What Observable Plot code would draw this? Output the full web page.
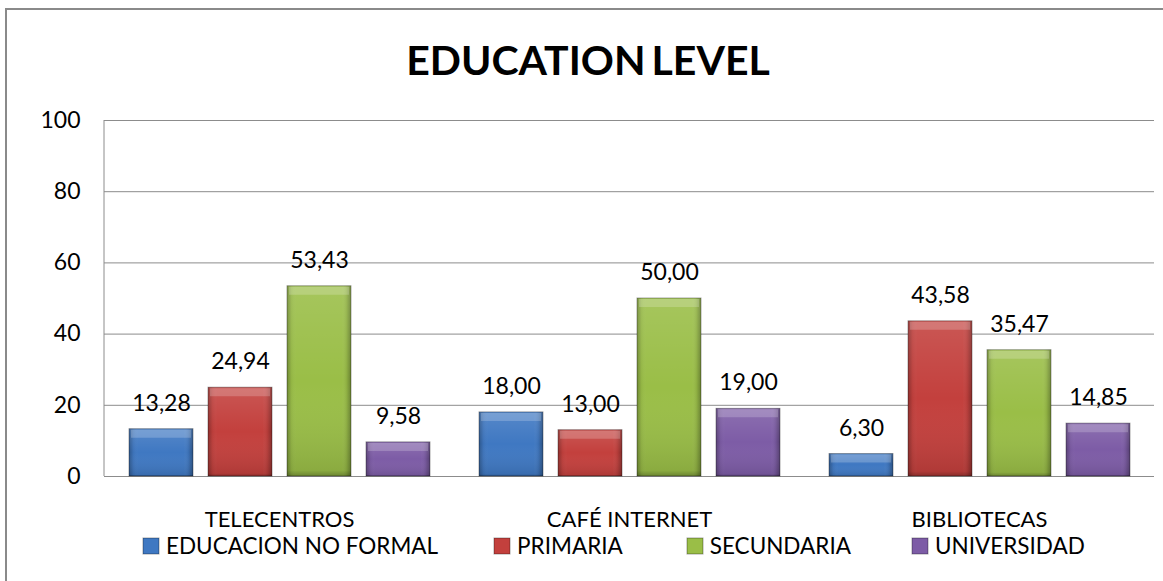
<!DOCTYPE html>
<html>
<head>
<meta charset="utf-8">
<script src="https://cdn.jsdelivr.net/npm/d3@7"></script>
<script src="https://cdn.jsdelivr.net/npm/@observablehq/plot@0.6"></script>
<style>
  html, body { margin: 0; padding: 0; background: #fff; overflow: hidden; }
  body { width: 1163px; height: 581px; position: relative; font-family: Lato, "Noto Sans", sans-serif; }
  #frame { position: absolute; left: 5px; top: 8px; width: 1300px; height: 700px;
           border-left: 2px solid #8a8a8a; border-top: 2px solid #8a8a8a; }
  #title { position: absolute; left: 0; width: 1176px; top: 32px; text-align: center;
           font: 700 41px Lato, sans-serif; color: #000; line-height: 56px; word-spacing: -4px; }
  #chart { position: absolute; left: 0; top: 90px; }
  #legend { position: absolute; left: 143px; top: 532px; width: 1020px; }
  .lg-swatches { display: flex; justify-content: flex-start; align-items: center;
                 font: 22.5px Lato, sans-serif; color: #000; min-height: 26px; margin: 0; }
  .lg-swatch { display: inline-flex; align-items: center; margin-right: 60px; }
  .lg-swatch > svg { margin-right: 7px; }
  .lg-swatch rect { stroke: rgba(0,0,0,0.35); stroke-width: 1; }
</style>
</head>
<body>
<div id="frame"></div>
<div id="title">EDUCATION LEVEL</div>
<div id="chart"></div>
<div id="legend"></div>
<script>
const categories = ["TELECENTROS", "CAFÉ INTERNET", "BIBLIOTECAS"];
const series = ["EDUCACION NO FORMAL", "PRIMARIA", "SECUNDARIA", "UNIVERSIDAD"];
const noFormal    = [13.28, 18.00, 6.30];
const primaria    = [24.94, 13.00, 43.58];
const secundaria  = [53.43, 50.00, 35.47];
const universidad = [9.58, 19.00, 14.85];
const yTicks = [0, 20, 40, 60, 80, 100];
const colors = ["#3f78c2", "#c3403d", "#9abe47", "#7d5ca6"];

const seriesValues = [noFormal, primaria, secundaria, universidad];
const data = [];
categories.forEach((c, i) => {
  series.forEach((s, j) => data.push({cat: c, series: s, value: seriesValues[j][i]}));
});
const fmt = v => v.toFixed(2).replace(".", ",");

const marginLeft = 104;
const chart = Plot.plot({
  width: 1163,
  height: 450,
  marginTop: 30,
  marginBottom: 64,
  marginLeft,
  marginRight: 9,
  style: {fontFamily: "Lato, sans-serif", background: "transparent", overflow: "visible"},
  fx: {domain: categories, padding: 0, axis: null, label: null},
  x: {domain: series, paddingInner: 0.19, paddingOuter: 0.3, axis: null, label: null},
  y: {domain: [0, 100], axis: null, label: null},
  color: {domain: series, range: colors},
  marks: [
    Plot.gridY(yTicks, {stroke: "#8c8c8c", strokeOpacity: 1, strokeWidth: 1}),
    Plot.axisY(yTicks, {tickSize: 0, tickPadding: 24, fontSize: 23, fill: "#000", anchor: "left", label: null}),
    Plot.axisFx({anchor: "bottom", tickSize: 0, tickPadding: 35, fontSize: 22, fill: "#000", label: null}),
    Plot.barY(data, {fx: "cat", x: "series", y: "value", fill: "series", stroke: "rgba(0,0,0,0.35)", strokeWidth: 1}),
    Plot.barY(data, {fx: "cat", x: "series", y: "value", fill: "url(#bevelH)"}),
    Plot.barY(data, {fx: "cat", x: "series", y: "value", fill: "url(#bevelV)"}),
    Plot.tickY(data, {fx: "cat", x: "series", y: "value", stroke: "#fff", strokeOpacity: 0.2, strokeWidth: 8, dy: 4.5, inset: 2}),
    Plot.text(data, {fx: "cat", x: "series", y: "value", text: d => fmt(d.value), dy: -18.5,
                     lineAnchor: "bottom", fontSize: 23, fill: "#000"})
  ]
});

const svg = d3.select(chart);
const defs = svg.insert("defs", ":first-child");
const gh = defs.append("linearGradient").attr("id", "bevelH").attr("x1", 0).attr("x2", 1).attr("y1", 0).attr("y2", 0);
[[0, "#000", 0.28], [0.07, "#000", 0.05], [0.15, "#fff", 0.0], [0.85, "#fff", 0.0], [0.93, "#000", 0.08], [1, "#000", 0.32]]
  .forEach(([o, c, a]) => gh.append("stop").attr("offset", o).attr("stop-color", c).attr("stop-opacity", a));
const gv = defs.append("linearGradient").attr("id", "bevelV").attr("x1", 0).attr("x2", 0).attr("y1", 0).attr("y2", 1);
[[0, "#fff", 0.12], [0.5, "#fff", 0], [0.97, "#000", 0.1], [1, "#000", 0.3]]
  .forEach(([o, c, a]) => gv.append("stop").attr("offset", o).attr("stop-color", c).attr("stop-opacity", a));

// left edge of plot area
const y = chart.scale("y");
svg.append("line")
  .attr("x1", marginLeft).attr("x2", marginLeft)
  .attr("y1", y.apply(100)).attr("y2", y.apply(0))
  .attr("stroke", "#8c8c8c").attr("stroke-width", 1);

document.getElementById("chart").appendChild(chart);

const legend = Plot.legend({
  color: {domain: series, range: colors},
  legend: "swatches",
  swatchSize: 16,
  className: "lg"
});
document.getElementById("legend").appendChild(legend);
// spacing between legend entries (Excel-like layout)
const gaps = [56, 64, 61, 0];
d3.select(legend).selectAll(".lg-swatch").style("margin-right", (d, i) => `${gaps[i] ?? 0}px`);
</script>
</body>
</html>
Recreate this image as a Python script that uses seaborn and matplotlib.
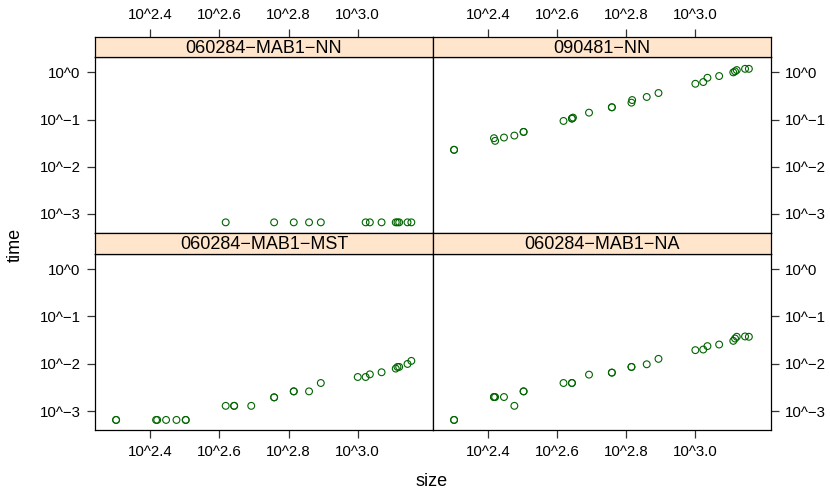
import numpy as np
import pandas as pd
import matplotlib
matplotlib.use("Agg")
import matplotlib.pyplot as plt
import seaborn as sns

sns.set_style("white")
plt.rcParams['font.family'] = ['Liberation Sans', 'DejaVu Sans']
plt.rcParams['text.color'] = 'black'
plt.rcParams['xtick.labelcolor'] = 'black'
plt.rcParams['ytick.labelcolor'] = 'black'

# ---- data ----
panels = ["060284\u2212MAB1\u2212NN", "090481\u2212NN", "060284\u2212MAB1\u2212MST", "060284\u2212MAB1\u2212NA"]

size_mab1_nn = [415, 573, 653, 723, 782, 1054, 1084, 1172, 1288, 1303, 1318, 1393, 1429]
time_mab1_nn = [0.00066] * 13

size_090481_nn = [200, 200, 261, 263, 279, 299, 318, 318, 415, 439, 439, 442, 492, 573, 573,
                  653, 656, 723, 782, 1000, 1054, 1084, 1172, 1288, 1303, 1318, 1393, 1429]
time_090481_nn = [0.0228, 0.0228, 0.0402, 0.0353, 0.0415, 0.0457, 0.0547, 0.0547, 0.0933, 0.105,
                  0.105, 0.110, 0.140, 0.182, 0.182, 0.228, 0.259, 0.301, 0.365, 0.574, 0.624,
                  0.769, 0.836, 1.00, 1.05, 1.12, 1.19, 1.19]

size_mab1_mst = [200, 200, 261, 263, 279, 299, 318, 318, 415, 439, 439, 492, 573, 573, 653, 653,
                 723, 782, 1000, 1054, 1084, 1172, 1288, 1303, 1318, 1393, 1429]
time_mab1_mst = [0.00065, 0.00065, 0.00065, 0.00065, 0.00065, 0.00065, 0.00065, 0.00065, 0.00129,
                 0.00129, 0.00129, 0.00129, 0.00195, 0.00195, 0.00261, 0.00261, 0.00261, 0.00392,
                 0.00525, 0.00525, 0.00598, 0.00661, 0.00791, 0.00857, 0.00857, 0.00991, 0.0115]

size_mab1_na = [200, 200, 261, 261, 263, 279, 299, 318, 318, 415, 439, 439, 492, 573, 573, 653,
                653, 723, 782, 1000, 1054, 1084, 1172, 1288, 1303, 1318, 1393, 1429]
time_mab1_na = [0.00065, 0.00065, 0.00198, 0.00198, 0.00198, 0.00198, 0.00129, 0.00261, 0.00261,
                0.00392, 0.00392, 0.00392, 0.00589, 0.00650, 0.00650, 0.00857, 0.00857, 0.00975,
                0.0127, 0.0194, 0.0200, 0.0236, 0.0255, 0.0305, 0.0342, 0.0372, 0.0378, 0.0372]

x_tick_exp = [2.4, 2.6, 2.8, 3.0]
x_tick_labels = ["10^2.4", "10^2.6", "10^2.8", "10^3.0"]
y_tick_exp = [0, -1, -2, -3]
y_tick_labels = ["10^0", "10^\u22121", "10^\u22122", "10^\u22123"]

series = [(size_mab1_nn, time_mab1_nn), (size_090481_nn, time_090481_nn),
          (size_mab1_mst, time_mab1_mst), (size_mab1_na, time_mab1_na)]

# ---- layout (pixels) ----
W, H = 830, 490
fig = plt.figure(figsize=(W / 100, H / 100), dpi=100)

def rect(x0, y0, x1, y1):
    return [x0 / W, 1 - y1 / H, (x1 - x0) / W, (y1 - y0) / H]

cols = [(95, 433), (433, 770.5)]
rows = [((36.7, 57.3), (57.3, 232.7)), ((233, 254), (254, 430))]

xlim = (10 ** 2.24, 10 ** 3.2177)
ylim = (10 ** -3.40, 10 ** 0.32)

green = "#006400"
strip_bg = "#FFE5CC"
tick_col = "#333333"
fs_tick = 10.8
fs_strip = 13.0

for i, name in enumerate(panels):
    r, c = divmod(i, 2)
    (sy0, sy1), (py0, py1) = rows[r]
    x0, x1 = cols[c]
    ax = fig.add_axes(rect(x0, py0, x1, py1))
    sax = fig.add_axes(rect(x0, sy0, x1, sy1))

    xs, ts = series[i]
    df = pd.DataFrame({"size": xs, "time": ts})
    sns.scatterplot(data=df, x="size", y="time", ax=ax, marker="o", s=24,
                    facecolor="none", edgecolor=green, linewidth=0.8, legend=False)
    ax.set_xscale("log")
    ax.set_yscale("log")
    ax.set_xlim(*xlim)
    ax.set_ylim(*ylim)
    ax.set_xlabel("")
    ax.set_ylabel("")
    ax.minorticks_off()
    for sp in ax.spines.values():
        sp.set_color("black")
        sp.set_linewidth(0.9)

    # strip
    sax.set_facecolor(strip_bg)
    sax.set_xscale("log")
    sax.set_xlim(*xlim)
    sax.set_ylim(0, 1)
    sax.set_yticks([])
    sax.minorticks_off()
    for sp in sax.spines.values():
        sp.set_color("black")
        sp.set_linewidth(0.9)
    sax.text(0.5, 0.45, name, ha="center", va="center", fontsize=fs_strip,
             color="black", transform=sax.transAxes)

    xt = [10 ** e for e in x_tick_exp]
    yt = [10 ** e for e in y_tick_exp]
    ax.set_yticks(yt)
    ax.set_yticklabels(y_tick_labels)
    if c == 0:
        ax.tick_params(axis="y", left=True, right=False, labelleft=True, labelright=False,
                       length=5.5, width=0.9, color=tick_col, pad=5, labelsize=fs_tick)
    else:
        ax.tick_params(axis="y", left=False, right=True, labelleft=False, labelright=True,
                       length=5.5, width=0.9, color=tick_col, pad=5, labelsize=fs_tick)

    if r == 0:
        ax.set_xticks([])
        sax.set_xticks(xt)
        sax.set_xticklabels(x_tick_labels)
        sax.tick_params(axis="x", top=True, bottom=False, labeltop=True, labelbottom=False,
                        length=5.5, width=0.9, color=tick_col, pad=5, labelsize=fs_tick)
    else:
        sax.set_xticks([])
        ax.set_xticks(xt)
        ax.set_xticklabels(x_tick_labels)
        ax.tick_params(axis="x", top=False, bottom=True, labeltop=False, labelbottom=True,
                       length=5.5, width=0.9, color=tick_col, pad=5, labelsize=fs_tick)

fig.text(432 / W, 1 - 481 / H, "size", ha="center", va="center", fontsize=fs_strip, color="black")
fig.text(15 / W, 1 - 245 / H, "time", ha="center", va="center", rotation=90,
         fontsize=fs_strip, color="black")

fig.savefig("out.png", dpi=100, facecolor="white")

Aim of the exercise: Work out how many lines of the listing above include "script". Answer with the number and nothing more.

Exercise solution: 5